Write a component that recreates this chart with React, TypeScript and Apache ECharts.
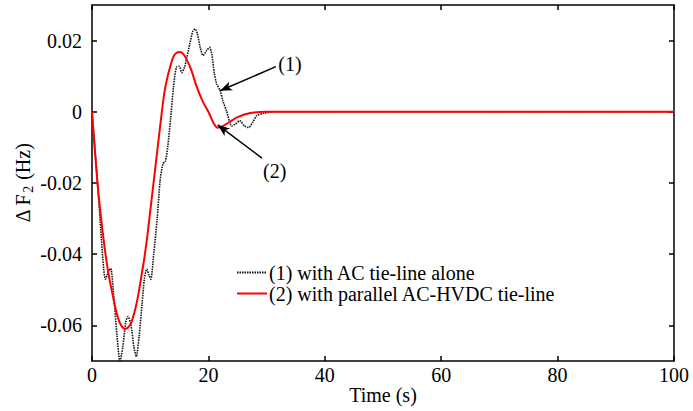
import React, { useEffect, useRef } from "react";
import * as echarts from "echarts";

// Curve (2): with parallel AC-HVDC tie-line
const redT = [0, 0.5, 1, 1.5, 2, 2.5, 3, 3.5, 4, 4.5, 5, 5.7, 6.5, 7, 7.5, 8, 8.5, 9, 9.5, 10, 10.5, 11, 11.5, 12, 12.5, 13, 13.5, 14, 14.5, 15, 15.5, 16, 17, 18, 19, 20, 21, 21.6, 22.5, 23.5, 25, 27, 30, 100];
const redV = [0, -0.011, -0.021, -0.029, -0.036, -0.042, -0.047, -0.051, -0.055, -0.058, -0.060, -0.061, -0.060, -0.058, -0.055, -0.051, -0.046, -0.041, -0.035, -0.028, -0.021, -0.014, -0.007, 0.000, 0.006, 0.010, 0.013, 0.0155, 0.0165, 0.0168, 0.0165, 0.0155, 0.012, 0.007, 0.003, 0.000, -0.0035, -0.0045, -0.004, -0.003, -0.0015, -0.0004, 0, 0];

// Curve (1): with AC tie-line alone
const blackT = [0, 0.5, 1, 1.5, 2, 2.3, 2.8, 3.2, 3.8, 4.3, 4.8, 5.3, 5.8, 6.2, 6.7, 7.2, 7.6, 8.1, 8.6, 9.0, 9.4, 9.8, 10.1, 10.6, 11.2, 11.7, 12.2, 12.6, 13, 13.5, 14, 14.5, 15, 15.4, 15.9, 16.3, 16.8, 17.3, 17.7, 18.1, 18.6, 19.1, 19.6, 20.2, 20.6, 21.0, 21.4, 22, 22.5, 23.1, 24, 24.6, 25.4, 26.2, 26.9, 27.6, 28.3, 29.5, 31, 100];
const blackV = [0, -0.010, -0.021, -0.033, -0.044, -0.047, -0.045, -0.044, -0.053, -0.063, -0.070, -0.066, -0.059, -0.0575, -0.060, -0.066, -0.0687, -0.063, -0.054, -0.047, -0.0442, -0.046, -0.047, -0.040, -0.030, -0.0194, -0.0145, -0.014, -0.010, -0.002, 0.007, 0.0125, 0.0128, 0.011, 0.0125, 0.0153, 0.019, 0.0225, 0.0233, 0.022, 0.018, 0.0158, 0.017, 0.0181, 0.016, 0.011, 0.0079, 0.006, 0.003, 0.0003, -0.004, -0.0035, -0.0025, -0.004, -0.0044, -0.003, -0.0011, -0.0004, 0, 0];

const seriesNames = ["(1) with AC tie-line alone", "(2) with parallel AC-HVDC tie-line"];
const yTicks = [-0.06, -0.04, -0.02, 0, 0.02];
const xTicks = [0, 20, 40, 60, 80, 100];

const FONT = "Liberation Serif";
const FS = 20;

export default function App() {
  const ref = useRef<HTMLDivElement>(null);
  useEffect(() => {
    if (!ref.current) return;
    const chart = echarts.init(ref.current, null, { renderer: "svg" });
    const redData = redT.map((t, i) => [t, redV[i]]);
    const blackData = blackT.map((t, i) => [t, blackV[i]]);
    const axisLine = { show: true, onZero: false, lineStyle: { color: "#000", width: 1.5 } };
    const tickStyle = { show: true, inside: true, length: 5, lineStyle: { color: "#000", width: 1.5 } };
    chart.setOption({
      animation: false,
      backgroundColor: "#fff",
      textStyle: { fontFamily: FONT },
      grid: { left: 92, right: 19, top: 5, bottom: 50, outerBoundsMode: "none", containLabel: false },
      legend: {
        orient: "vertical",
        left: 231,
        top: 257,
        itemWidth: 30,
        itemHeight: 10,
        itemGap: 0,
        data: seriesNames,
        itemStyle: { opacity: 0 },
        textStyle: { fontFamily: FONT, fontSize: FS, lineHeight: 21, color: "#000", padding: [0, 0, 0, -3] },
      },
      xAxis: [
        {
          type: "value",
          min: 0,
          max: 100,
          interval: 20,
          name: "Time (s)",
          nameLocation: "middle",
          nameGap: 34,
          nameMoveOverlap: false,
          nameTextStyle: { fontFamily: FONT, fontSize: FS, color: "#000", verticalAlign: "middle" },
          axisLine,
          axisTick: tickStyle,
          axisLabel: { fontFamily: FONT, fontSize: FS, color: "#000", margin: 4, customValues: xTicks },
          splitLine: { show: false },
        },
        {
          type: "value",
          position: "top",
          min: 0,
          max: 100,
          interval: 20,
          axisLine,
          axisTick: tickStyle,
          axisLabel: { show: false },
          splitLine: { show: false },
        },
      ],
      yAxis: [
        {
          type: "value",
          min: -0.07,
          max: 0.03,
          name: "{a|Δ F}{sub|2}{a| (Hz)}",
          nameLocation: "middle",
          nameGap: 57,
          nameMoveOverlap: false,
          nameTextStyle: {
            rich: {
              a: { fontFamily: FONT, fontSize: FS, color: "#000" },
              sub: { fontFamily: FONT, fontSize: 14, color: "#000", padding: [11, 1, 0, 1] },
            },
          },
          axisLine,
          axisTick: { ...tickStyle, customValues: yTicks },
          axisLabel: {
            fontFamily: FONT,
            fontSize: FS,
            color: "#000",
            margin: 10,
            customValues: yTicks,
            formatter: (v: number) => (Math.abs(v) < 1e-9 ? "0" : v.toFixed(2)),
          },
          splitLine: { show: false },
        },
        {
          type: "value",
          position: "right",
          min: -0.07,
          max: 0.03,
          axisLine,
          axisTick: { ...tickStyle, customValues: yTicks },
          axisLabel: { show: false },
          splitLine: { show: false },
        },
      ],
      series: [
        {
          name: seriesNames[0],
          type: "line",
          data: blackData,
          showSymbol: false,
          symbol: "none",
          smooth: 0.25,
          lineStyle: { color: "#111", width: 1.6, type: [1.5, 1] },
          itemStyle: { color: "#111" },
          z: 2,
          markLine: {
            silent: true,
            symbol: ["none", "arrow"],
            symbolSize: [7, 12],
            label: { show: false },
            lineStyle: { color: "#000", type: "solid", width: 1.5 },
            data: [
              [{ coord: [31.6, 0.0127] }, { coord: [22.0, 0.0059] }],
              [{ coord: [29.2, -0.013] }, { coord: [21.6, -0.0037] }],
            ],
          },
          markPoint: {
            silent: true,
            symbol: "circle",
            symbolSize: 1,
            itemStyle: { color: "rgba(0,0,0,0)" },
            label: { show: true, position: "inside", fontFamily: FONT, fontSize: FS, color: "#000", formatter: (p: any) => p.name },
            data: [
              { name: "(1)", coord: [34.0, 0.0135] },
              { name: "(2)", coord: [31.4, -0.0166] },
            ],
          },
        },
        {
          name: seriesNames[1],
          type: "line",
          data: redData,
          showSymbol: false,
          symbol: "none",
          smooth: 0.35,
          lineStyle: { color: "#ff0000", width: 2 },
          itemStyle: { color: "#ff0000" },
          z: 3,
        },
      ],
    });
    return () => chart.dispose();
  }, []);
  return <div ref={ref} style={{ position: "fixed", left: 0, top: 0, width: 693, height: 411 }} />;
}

____

Write out again exactly the lines from the start of the data above through the line containing "-0.0015, -0.0004, 0, 0];", inclusive, excluding any pictures.

Write a component that recreates this chart with React, TypeScript and Apache ECharts.
import React, { useEffect, useRef } from "react";
import * as echarts from "echarts";

// Curve (2): with parallel AC-HVDC tie-line
const redT = [0, 0.5, 1, 1.5, 2, 2.5, 3, 3.5, 4, 4.5, 5, 5.7, 6.5, 7, 7.5, 8, 8.5, 9, 9.5, 10, 10.5, 11, 11.5, 12, 12.5, 13, 13.5, 14, 14.5, 15, 15.5, 16, 17, 18, 19, 20, 21, 21.6, 22.5, 23.5, 25, 27, 30, 100];
const redV = [0, -0.011, -0.021, -0.029, -0.036, -0.042, -0.047, -0.051, -0.055, -0.058, -0.060, -0.061, -0.060, -0.058, -0.055, -0.051, -0.046, -0.041, -0.035, -0.028, -0.021, -0.014, -0.007, 0.000, 0.006, 0.010, 0.013, 0.0155, 0.0165, 0.0168, 0.0165, 0.0155, 0.012, 0.007, 0.003, 0.000, -0.0035, -0.0045, -0.004, -0.003, -0.0015, -0.0004, 0, 0];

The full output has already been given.